→ **EXERCISE OBJECTIVE**: Render the material again word for word, skipping the pictures in it.

→ **GIVEN INFORMATION**:
* * * * * * * * *

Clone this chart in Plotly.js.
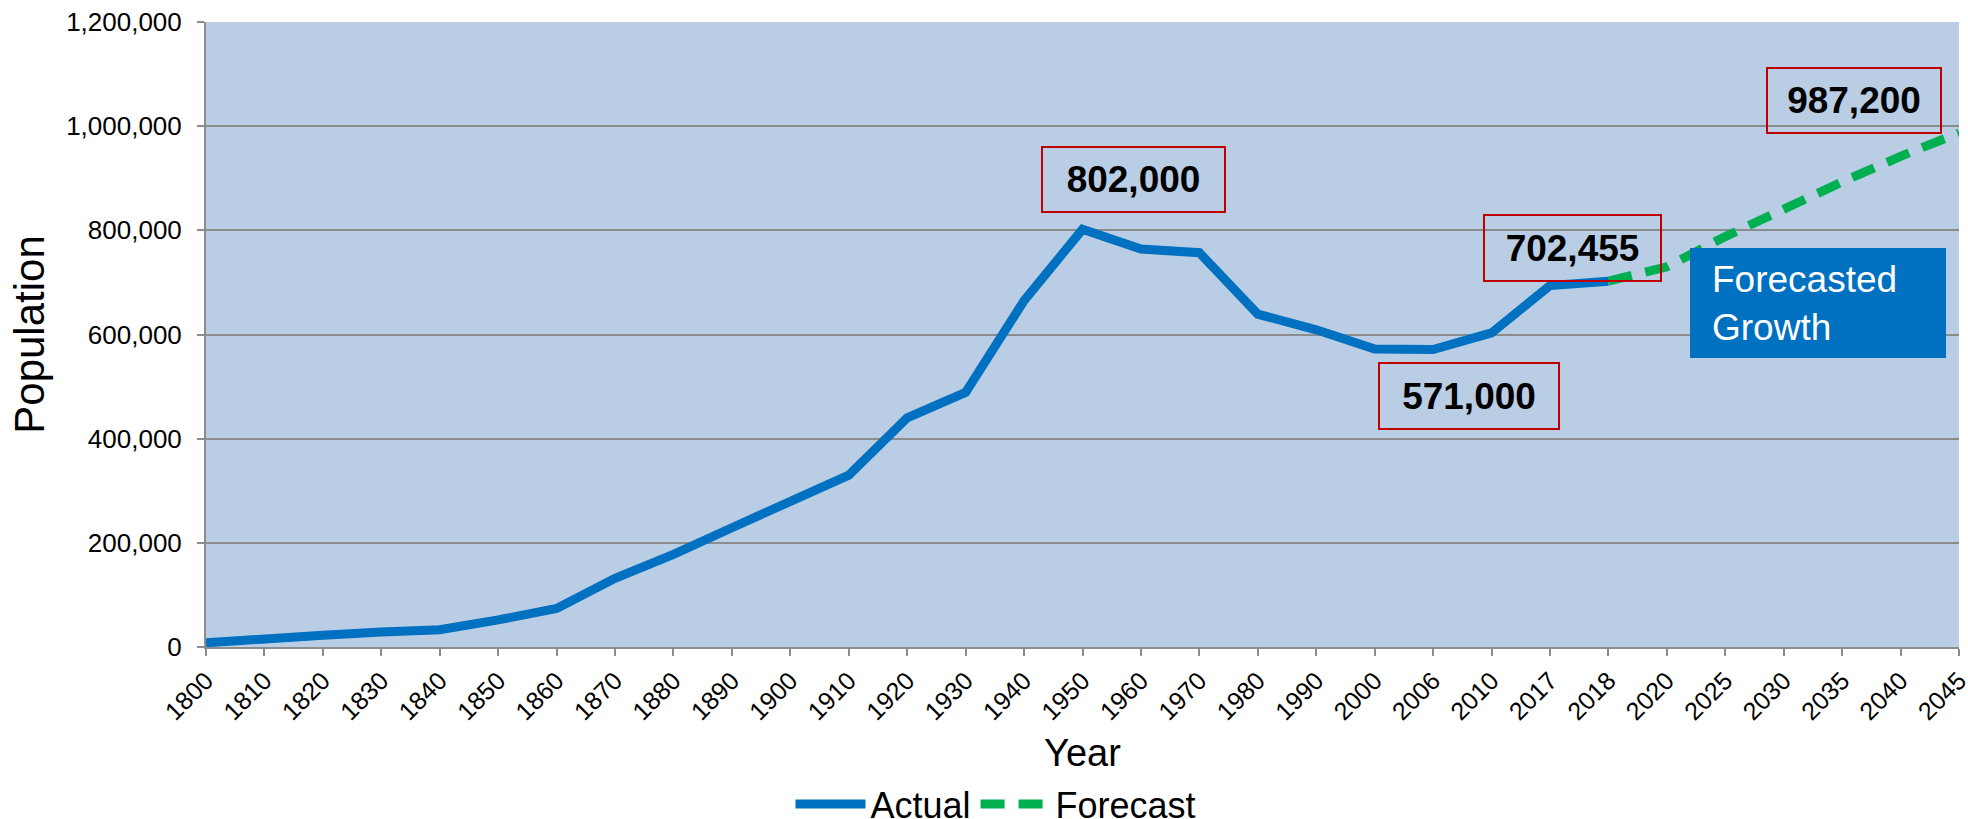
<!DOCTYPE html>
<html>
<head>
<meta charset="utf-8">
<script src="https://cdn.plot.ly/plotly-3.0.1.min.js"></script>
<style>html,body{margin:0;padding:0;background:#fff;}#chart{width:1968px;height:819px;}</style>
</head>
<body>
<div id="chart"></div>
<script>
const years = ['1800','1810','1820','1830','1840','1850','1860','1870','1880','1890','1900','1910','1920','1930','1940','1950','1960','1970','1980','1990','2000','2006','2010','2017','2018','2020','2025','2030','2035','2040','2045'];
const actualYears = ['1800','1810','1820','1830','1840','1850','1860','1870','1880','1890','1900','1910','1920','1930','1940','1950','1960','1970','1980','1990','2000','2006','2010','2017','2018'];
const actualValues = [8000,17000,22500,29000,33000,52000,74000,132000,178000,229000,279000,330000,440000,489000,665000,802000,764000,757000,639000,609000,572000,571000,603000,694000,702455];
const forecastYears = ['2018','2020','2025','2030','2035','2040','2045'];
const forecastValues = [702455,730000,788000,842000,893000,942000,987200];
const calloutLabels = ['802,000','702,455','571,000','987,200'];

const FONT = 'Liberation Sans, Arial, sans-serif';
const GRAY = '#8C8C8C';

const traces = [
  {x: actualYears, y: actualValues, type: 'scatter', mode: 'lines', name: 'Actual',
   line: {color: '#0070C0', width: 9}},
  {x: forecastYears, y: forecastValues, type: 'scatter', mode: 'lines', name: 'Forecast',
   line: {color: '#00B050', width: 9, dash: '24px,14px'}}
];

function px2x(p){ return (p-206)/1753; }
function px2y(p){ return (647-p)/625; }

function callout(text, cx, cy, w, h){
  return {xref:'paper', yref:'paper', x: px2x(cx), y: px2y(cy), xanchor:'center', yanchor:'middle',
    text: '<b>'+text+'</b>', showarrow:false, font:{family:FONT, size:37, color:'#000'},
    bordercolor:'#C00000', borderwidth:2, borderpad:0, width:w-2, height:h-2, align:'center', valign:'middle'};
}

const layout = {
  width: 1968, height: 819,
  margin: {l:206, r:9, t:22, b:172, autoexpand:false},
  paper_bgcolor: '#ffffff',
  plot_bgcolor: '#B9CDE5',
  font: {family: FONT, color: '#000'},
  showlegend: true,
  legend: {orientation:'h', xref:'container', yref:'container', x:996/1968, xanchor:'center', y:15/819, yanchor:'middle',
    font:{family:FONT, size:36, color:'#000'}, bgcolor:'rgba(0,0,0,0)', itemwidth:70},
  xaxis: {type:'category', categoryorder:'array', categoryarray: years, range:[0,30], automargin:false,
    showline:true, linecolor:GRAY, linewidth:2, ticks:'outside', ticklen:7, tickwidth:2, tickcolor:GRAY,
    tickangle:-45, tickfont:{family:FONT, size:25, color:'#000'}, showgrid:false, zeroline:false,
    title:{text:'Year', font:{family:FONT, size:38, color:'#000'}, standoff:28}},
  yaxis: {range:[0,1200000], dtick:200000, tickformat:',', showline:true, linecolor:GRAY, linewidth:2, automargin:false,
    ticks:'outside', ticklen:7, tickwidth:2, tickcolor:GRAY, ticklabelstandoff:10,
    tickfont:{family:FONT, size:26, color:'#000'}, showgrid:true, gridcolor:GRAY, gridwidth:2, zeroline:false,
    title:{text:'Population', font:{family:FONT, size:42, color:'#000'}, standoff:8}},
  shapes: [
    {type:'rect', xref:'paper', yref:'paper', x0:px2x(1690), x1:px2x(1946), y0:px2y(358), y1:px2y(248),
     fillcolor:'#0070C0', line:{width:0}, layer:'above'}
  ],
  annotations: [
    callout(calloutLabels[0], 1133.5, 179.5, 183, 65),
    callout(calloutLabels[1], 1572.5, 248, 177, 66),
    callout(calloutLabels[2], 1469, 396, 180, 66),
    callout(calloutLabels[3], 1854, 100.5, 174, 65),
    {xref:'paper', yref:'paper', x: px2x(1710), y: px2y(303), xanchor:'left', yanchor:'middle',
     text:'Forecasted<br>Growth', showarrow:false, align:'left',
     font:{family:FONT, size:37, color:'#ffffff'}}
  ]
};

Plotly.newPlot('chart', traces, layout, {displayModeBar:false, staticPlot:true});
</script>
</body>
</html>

* * * * * * * * *

→ **REPLY**:
Clone this chart in Plotly.js.
<!DOCTYPE html>
<html>
<head>
<meta charset="utf-8">
<script src="https://cdn.plot.ly/plotly-3.0.1.min.js"></script>
<style>html,body{margin:0;padding:0;background:#fff;}#chart{width:1968px;height:819px;}</style>
</head>
<body>
<div id="chart"></div>
<script>
const years = ['1800','1810','1820','1830','1840','1850','1860','1870','1880','1890','1900','1910','1920','1930','1940','1950','1960','1970','1980','1990','2000','2006','2010','2017','2018','2020','2025','2030','2035','2040','2045'];
const actualYears = ['1800','1810','1820','1830','1840','1850','1860','1870','1880','1890','1900','1910','1920','1930','1940','1950','1960','1970','1980','1990','2000','2006','2010','2017','2018'];
const actualValues = [8000,17000,22500,29000,33000,52000,74000,132000,178000,229000,279000,330000,440000,489000,665000,802000,764000,757000,639000,609000,572000,571000,603000,694000,702455];
const forecastYears = ['2018','2020','2025','2030','2035','2040','2045'];
const forecastValues = [702455,730000,788000,842000,893000,942000,987200];
const calloutLabels = ['802,000','702,455','571,000','987,200'];

const FONT = 'Liberation Sans, Arial, sans-serif';
const GRAY = '#8C8C8C';

const traces = [
  {x: actualYears, y: actualValues, type: 'scatter', mode: 'lines', name: 'Actual',
   line: {color: '#0070C0', width: 9}},
  {x: forecastYears, y: forecastValues, type: 'scatter', mode: 'lines', name: 'Forecast',
   line: {color: '#00B050', width: 9, dash: '24px,14px'}}
];

function px2x(p){ return (p-206)/1753; }
function px2y(p){ return (647-p)/625; }

function callout(text, cx, cy, w, h){
  return {xref:'paper', yref:'paper', x: px2x(cx), y: px2y(cy), xanchor:'center', yanchor:'middle',
    text: '<b>'+text+'</b>', showarrow:false, font:{family:FONT, size:37, color:'#000'},
    bordercolor:'#C00000', borderwidth:2, borderpad:0, width:w-2, height:h-2, align:'center', valign:'middle'};
}

const layout = {
  width: 1968, height: 819,
  margin: {l:206, r:9, t:22, b:172, autoexpand:false},
  paper_bgcolor: '#ffffff',
  plot_bgcolor: '#B9CDE5',
  font: {family: FONT, color: '#000'},
  showlegend: true,
  legend: {orientation:'h', xref:'container', yref:'container', x:996/1968, xanchor:'center', y:15/819, yanchor:'middle',
    font:{family:FONT, size:36, color:'#000'}, bgcolor:'rgba(0,0,0,0)', itemwidth:70},
  xaxis: {type:'category', categoryorder:'array', categoryarray: years, range:[0,30], automargin:false,
    showline:true, linecolor:GRAY, linewidth:2, ticks:'outside', ticklen:7, tickwidth:2, tickcolor:GRAY,
    tickangle:-45, tickfont:{family:FONT, size:25, color:'#000'}, showgrid:false, zeroline:false,
    title:{text:'Year', font:{family:FONT, size:38, color:'#000'}, standoff:28}},
  yaxis: {range:[0,1200000], dtick:200000, tickformat:',', showline:true, linecolor:GRAY, linewidth:2, automargin:false,
    ticks:'outside', ticklen:7, tickwidth:2, tickcolor:GRAY, ticklabelstandoff:10,
    tickfont:{family:FONT, size:26, color:'#000'}, showgrid:true, gridcolor:GRAY, gridwidth:2, zeroline:false,
    title:{text:'Population', font:{family:FONT, size:42, color:'#000'}, standoff:8}},
  shapes: [
    {type:'rect', xref:'paper', yref:'paper', x0:px2x(1690), x1:px2x(1946), y0:px2y(358), y1:px2y(248),
     fillcolor:'#0070C0', line:{width:0}, layer:'above'}
  ],
  annotations: [
    callout(calloutLabels[0], 1133.5, 179.5, 183, 65),
    callout(calloutLabels[1], 1572.5, 248, 177, 66),
    callout(calloutLabels[2], 1469, 396, 180, 66),
    callout(calloutLabels[3], 1854, 100.5, 174, 65),
    {xref:'paper', yref:'paper', x: px2x(1710), y: px2y(303), xanchor:'left', yanchor:'middle',
     text:'Forecasted<br>Growth', showarrow:false, align:'left',
     font:{family:FONT, size:37, color:'#ffffff'}}
  ]
};

Plotly.newPlot('chart', traces, layout, {displayModeBar:false, staticPlot:true});
</script>
</body>
</html>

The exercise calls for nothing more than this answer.